* [SUPPLIED DATA]
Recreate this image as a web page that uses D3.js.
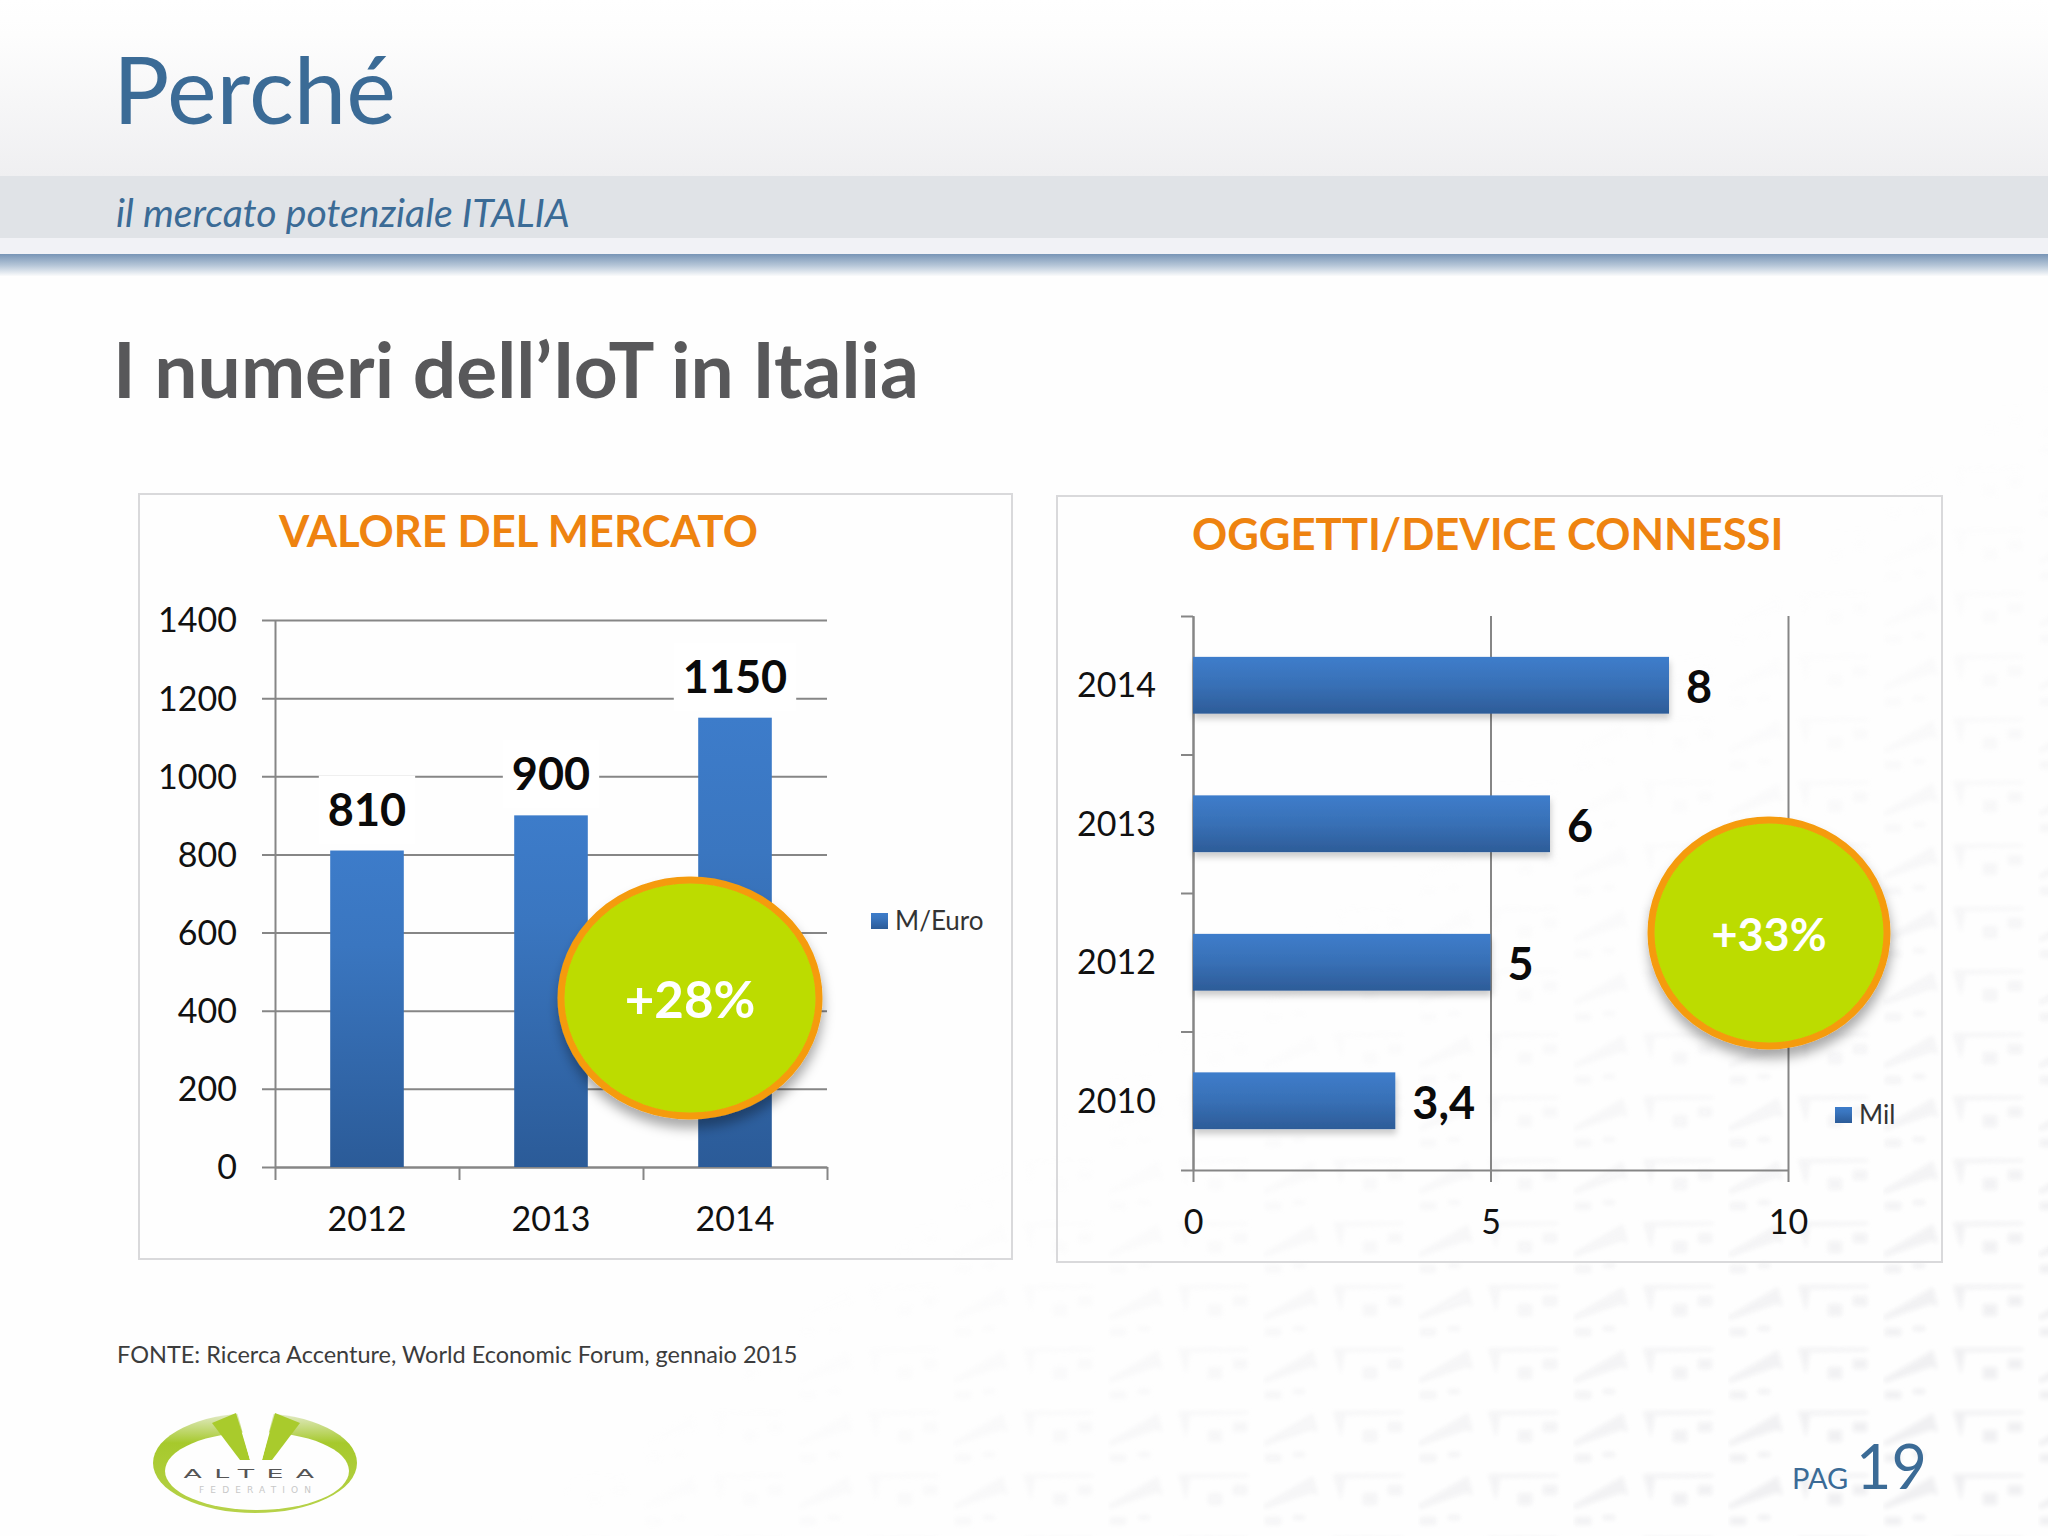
<!DOCTYPE html>
<html>
  <head>
    <title>Perché - I numeri dell'IoT in Italia</title>
    <meta charset="UTF-8" />
    <script src="https://d3js.org/d3.v7.min.js"></script>
    <style>
      html, body { margin: 0; padding: 0; background: #fefefe; }
      text { font-family: Lato, "Open Sans", sans-serif; }
      .axis path, .axis line { stroke: #868686; stroke-width: 2; fill: none; }
      .axis text { font-size: 34px; fill: #111; font-family: Lato, sans-serif; }
    </style>
  </head>
  <body>
    <div id="svg"></div>
    <script>
      const marketYears = ["2012", "2013", "2014"];
      const marketValues = [810, 900, 1150];
      const marketTicks = [0, 200, 400, 600, 800, 1000, 1200, 1400];
      const marketSeries = "M/Euro";

      const deviceYears = ["2014", "2013", "2012", "2010"];
      const deviceValues = [8, 6, 5, 3.4];
      const deviceTicks = [0, 5, 10];
      const deviceSeries = "Mil";

      const fullWidth = 2048;
      const fullHeight = 1536;
      const commaNum = (v) => String(v).replace(".", ",");

      const svg = d3.select("div#svg").append("svg")
        .attr("width", fullWidth).attr("height", fullHeight)
        .style("display", "block");
      const defs = svg.append("defs");

      function gradient(id, stops, vertical = true) {
        const g = defs.append("linearGradient").attr("id", id)
          .attr("x1", 0).attr("y1", 0)
          .attr("x2", vertical ? 0 : 1).attr("y2", vertical ? 1 : 0);
        stops.forEach((s) => g.append("stop").attr("offset", s[0]).attr("stop-color", s[1]).attr("stop-opacity", s[2] === undefined ? 1 : s[2]));
      }
      gradient("headerTop", [[0, "#ffffff"], [0.2, "#fdfdfd"], [1, "#efeff1"]]);
      gradient("headerBlue", [[0, "#7895b6"], [0.5, "#b3c4d6"], [1, "#fafbfc"]]);
      gradient("barV", [[0, "#3d7cca"], [0.3, "#3a76c0"], [1, "#2b5b98"]]);
      gradient("barH", [[0, "#3e7dcb"], [0.5, "#3870b6"], [1, "#2d5c98"]]);
      gradient("logoGreen", [[0, "#e4ebcc"], [0.3, "#a6c92c"], [1, "#b7d24a"]]);

      const shadow = defs.append("filter").attr("id", "soft")
        .attr("x", "-20%").attr("y", "-20%").attr("width", "140%").attr("height", "150%");
      shadow.append("feDropShadow").attr("dx", 1).attr("dy", 5).attr("stdDeviation", 3)
        .attr("flood-color", "#000").attr("flood-opacity", 0.2);
      const bubbleShadow = defs.append("filter").attr("id", "bubble")
        .attr("x", "-20%").attr("y", "-20%").attr("width", "140%").attr("height", "150%");
      bubbleShadow.append("feDropShadow").attr("dx", 1).attr("dy", 9).attr("stdDeviation", 6)
        .attr("flood-color", "#000").attr("flood-opacity", 0.33);
      defs.append("filter").attr("id", "blurTile").append("feGaussianBlur").attr("stdDeviation", 2);

      // faint watermark of the slide template, lower right
      const tile = defs.append("pattern").attr("id", "tile").attr("patternUnits", "userSpaceOnUse")
        .attr("x", 1418).attr("y", 1282).attr("width", 155).attr("height", 63);
      const tileG = tile.append("g").attr("fill", "#f0f0f2").attr("filter", "url(#blurTile)");
      tileG.append("path").attr("d", "M0,34 L50,5 L55,24 L48,22 L2,38 Z");
      tileG.append("path").attr("d", "M70,3 L83,3 L78,30 Z");
      tileG.append("path").attr("d", "M83,3 L140,3 L140,6 L83,7 Z");
      tileG.append("rect").attr("x", 100).attr("y", 22).attr("width", 14).attr("height", 12);
      tileG.append("rect").attr("x", 125).attr("y", 14).attr("width", 14).attr("height", 10);
      tileG.append("rect").attr("x", 2).attr("y", 46).attr("width", 16).attr("height", 8);
      tileG.append("rect").attr("x", 30).attr("y", 44).attr("width", 12).attr("height", 5);
      gradient("wmFade", [[0, "#fff", 0], [0.62, "#fff", 0], [0.92, "#fff", 1], [1, "#fff", 1]]);
      defs.select("#wmFade").attr("x1", 0).attr("y1", 0).attr("x2", 1).attr("y2", 1);
      defs.append("mask").attr("id", "wmMask").append("rect")
        .attr("width", fullWidth).attr("height", fullHeight).attr("fill", "url(#wmFade)");

      svg.append("rect").attr("width", fullWidth).attr("height", fullHeight).attr("fill", "#fefefe");
      svg.append("rect").attr("width", fullWidth).attr("height", fullHeight)
        .attr("fill", "url(#tile)").attr("mask", "url(#wmMask)");

      // header bands
      svg.append("rect").attr("width", fullWidth).attr("height", 176).attr("fill", "url(#headerTop)");
      svg.append("rect").attr("y", 176).attr("width", fullWidth).attr("height", 62).attr("fill", "#e0e3e7");
      svg.append("rect").attr("y", 238).attr("width", fullWidth).attr("height", 16).attr("fill", "#f1f2f6");
      svg.append("rect").attr("y", 254).attr("width", fullWidth).attr("height", 22).attr("fill", "url(#headerBlue)");

      function addText(txt, x, y, size, color, opts = {}) {
        return svg.append("text").attr("x", x).attr("y", y).text(txt)
          .attr("font-size", size).attr("fill", color)
          .attr("font-weight", opts.weight || 400)
          .attr("font-style", opts.style || "normal")
          .attr("text-anchor", opts.anchor || "start");
      }

      addText("Perché", 113, 124, 94, "#3b6b96");
      addText("il mercato potenziale ITALIA", 116, 227, 39.2, "#3b6b96", { style: "italic" });
      addText("I numeri dell’IoT in Italia", 113, 398, 76.7, "#58585a", { weight: 700 });
      addText("FONTE: Ricerca Accenture, World Economic Forum, gennaio 2015", 117, 1363, 23.5, "#3c3c3c");
      addText("PAG", 1792, 1489, 29, "#3b6b96");
      addText("19", 1856, 1489, 61, "#3b6b96");

      function panel(x, y, w, h) {
        svg.append("rect").attr("x", x).attr("y", y).attr("width", w).attr("height", h)
          .attr("fill", "none").attr("stroke", "#d9d9db").attr("stroke-width", 2);
      }

      function valueLabel(g, txt, x, y, anchor) {
        const t = g.append("text").attr("x", x).attr("y", y + 16).text(txt)
          .attr("text-anchor", anchor).attr("font-size", 45).attr("font-weight", 700).attr("fill", "#0a0a0a");
        const box = t.node().getBBox();
        g.insert("rect", "text").attr("x", box.x - 9).attr("y", y - 34)
          .attr("width", box.width + 18).attr("height", 68).attr("fill", "#fff");
        return t;
      }

      function bubble(cx, cy, rx, ry, label, size) {
        svg.append("ellipse").attr("cx", cx).attr("cy", cy).attr("rx", rx).attr("ry", ry)
          .attr("fill", "#bcdc00").attr("stroke", "#f59b0f").attr("stroke-width", 7)
          .attr("filter", "url(#bubble)");
        addText(label, cx, cy + 2 + size * 0.36, size, "#fff", { weight: 700, anchor: "middle" });
      }

      function legend(x, y, label) {
        svg.append("rect").attr("x", x).attr("y", y).attr("width", 17).attr("height", 16).attr("fill", "url(#barV)");
        addText(label, x + 24, y + 17, 26, "#333");
      }

      // left chart: VALORE DEL MERCATO
      panel(139, 494, 873, 765);
      addText("VALORE DEL MERCATO", 279, 547, 43.6, "#ee8310", { weight: 700 });

      const left = { x: 275, y: 620, w: 552, h: 547 };
      const gL = svg.append("g").attr("transform", `translate(${left.x},${left.y})`);
      const yMarket = d3.scaleLinear().domain([0, 1400]).range([left.h, 0]);
      const xMarket = d3.scaleBand().domain(marketYears).range([0, left.w]).paddingInner(0.6).paddingOuter(0.3);
      const xMarketEdges = d3.scaleLinear().domain([0, marketYears.length]).range([0, left.w]);

      const yAxisL = gL.append("g").attr("class", "axis")
        .call(d3.axisLeft(yMarket).tickValues(marketTicks).tickFormat(d3.format("d")).tickSize(13).tickSizeOuter(0).tickPadding(25));
      yAxisL.selectAll(".tick line").attr("x2", -13).attr("x1", left.w);
      yAxisL.selectAll(".tick text").attr("y", 1);

      gL.append("g").attr("class", "axis").attr("transform", `translate(0,${left.h})`)
        .call(d3.axisBottom(xMarketEdges).tickValues(d3.range(marketYears.length + 1)).tickSize(13).tickSizeOuter(0).tickFormat(""));
      const xLabelsL = gL.append("g").attr("class", "axis").attr("transform", `translate(0,${left.h})`)
        .call(d3.axisBottom(xMarket).tickSize(0).tickPadding(40));
      xLabelsL.select(".domain").remove();

      gL.selectAll("rect.bar").data(marketValues).join("rect").attr("class", "bar")
        .attr("x", (d, i) => xMarket(marketYears[i])).attr("width", xMarket.bandwidth())
        .attr("y", (d) => yMarket(d)).attr("height", (d) => left.h - yMarket(d))
        .attr("fill", "url(#barV)");
      marketValues.forEach((v, i) => {
        const lab = gL.append("g");
        valueLabel(lab, commaNum(v), xMarket(marketYears[i]) + xMarket.bandwidth() / 2, yMarket(v) - 41, "middle");
      });
      legend(871, 913, marketSeries);
      bubble(690, 998, 129, 118, "+28%", 51);

      // right chart: OGGETTI/DEVICE CONNESSI
      panel(1057, 496, 885, 766);
      addText("OGGETTI/DEVICE CONNESSI", 1192, 550, 43.6, "#ee8310", { weight: 700 });

      const right = { x: 1193, y: 616, w: 595, h: 554 };
      const gR = svg.append("g").attr("transform", `translate(${right.x},${right.y})`);
      const xDevice = d3.scaleLinear().domain([0, 10]).range([0, right.w]);
      const yDevice = d3.scaleBand().domain(deviceYears).range([0, right.h]).paddingInner(0.59).paddingOuter(0.295);
      const yDeviceEdges = d3.scaleLinear().domain([0, deviceYears.length]).range([0, right.h]);

      const xAxisR = gR.append("g").attr("class", "axis").attr("transform", `translate(0,${right.h})`)
        .call(d3.axisBottom(xDevice).tickValues(deviceTicks).tickSize(12).tickSizeOuter(0).tickPadding(28));
      xAxisR.selectAll(".tick line").attr("y1", -right.h);

      gR.append("g").attr("class", "axis")
        .call(d3.axisLeft(yDeviceEdges).tickValues(d3.range(deviceYears.length + 1)).tickSize(12).tickSizeOuter(0).tickFormat(""));
      const yLabelsR = gR.append("g").attr("class", "axis")
        .call(d3.axisLeft(yDevice).tickSize(0).tickPadding(37));
      yLabelsR.select(".domain").remove();
      yLabelsR.selectAll(".tick text").attr("y", 1);

      gR.selectAll("rect.bar").data(deviceValues).join("rect").attr("class", "bar")
        .attr("x", 0).attr("y", (d, i) => yDevice(deviceYears[i]))
        .attr("width", (d) => xDevice(d)).attr("height", yDevice.bandwidth())
        .attr("fill", "url(#barH)").attr("filter", "url(#soft)");
      deviceValues.forEach((v, i) => {
        const lab = gR.append("g");
        valueLabel(lab, commaNum(v), xDevice(v) + 17, yDevice(deviceYears[i]) + yDevice.bandwidth() / 2 + 2, "start");
        lab.select("rect").attr("fill", "none");
      });
      legend(1835, 1107, deviceSeries);
      bubble(1769, 933, 118, 113, "+33%", 45);

      // logo
      const logo = svg.append("g").attr("transform", "translate(255,1463)");
      logo.append("ellipse").attr("rx", 102).attr("ry", 50).attr("fill", "url(#logoGreen)");
      logo.append("ellipse").attr("cx", 2).attr("cy", 8).attr("rx", 92).attr("ry", 39).attr("fill", "#fefefe");
      logo.append("path").attr("d", "M-43,-40 L-19,-50 L-5,-3 L-15,-3 Z").attr("fill", "#a9cb2c");
      logo.append("path").attr("d", "M45,-40 L20,-50 L7,-3 L17,-3 Z").attr("fill", "#a9cb2c");
      logo.append("path").attr("d", "M-19,-55 L20,-55 L7,-3 L-5,-3 Z").attr("fill", "#fefefe");
      logo.append("text").attr("text-anchor", "middle").attr("y", 15).text("ALTEA")
        .attr("font-size", 13).attr("letter-spacing", 6).attr("fill", "#555").attr("textLength", 143)
        .attr("lengthAdjust", "spacingAndGlyphs").style("font-family", "'DejaVu Sans'");
      logo.append("text").attr("text-anchor", "middle").attr("y", 30).text("FEDERATION")
        .attr("font-size", 9).attr("fill", "#c8c8c8").attr("textLength", 112).style("font-family", "'DejaVu Sans'");
    </script>
  </body>
</html>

* [WHAT NEEDS TO BE DONE] Give again, word for word, every line from the top of the data through the line with "const commaNum = (v)", both ends included, and exclude the pictures.

* [ANSWER TO THIS TASK]
Recreate this image as a web page that uses D3.js.
<!DOCTYPE html>
<html>
  <head>
    <title>Perché - I numeri dell'IoT in Italia</title>
    <meta charset="UTF-8" />
    <script src="https://d3js.org/d3.v7.min.js"></script>
    <style>
      html, body { margin: 0; padding: 0; background: #fefefe; }
      text { font-family: Lato, "Open Sans", sans-serif; }
      .axis path, .axis line { stroke: #868686; stroke-width: 2; fill: none; }
      .axis text { font-size: 34px; fill: #111; font-family: Lato, sans-serif; }
    </style>
  </head>
  <body>
    <div id="svg"></div>
    <script>
      const marketYears = ["2012", "2013", "2014"];
      const marketValues = [810, 900, 1150];
      const marketTicks = [0, 200, 400, 600, 800, 1000, 1200, 1400];
      const marketSeries = "M/Euro";

      const deviceYears = ["2014", "2013", "2012", "2010"];
      const deviceValues = [8, 6, 5, 3.4];
      const deviceTicks = [0, 5, 10];
      const deviceSeries = "Mil";

      const fullWidth = 2048;
      const fullHeight = 1536;
      const commaNum = (v) => String(v).replace(".", ",");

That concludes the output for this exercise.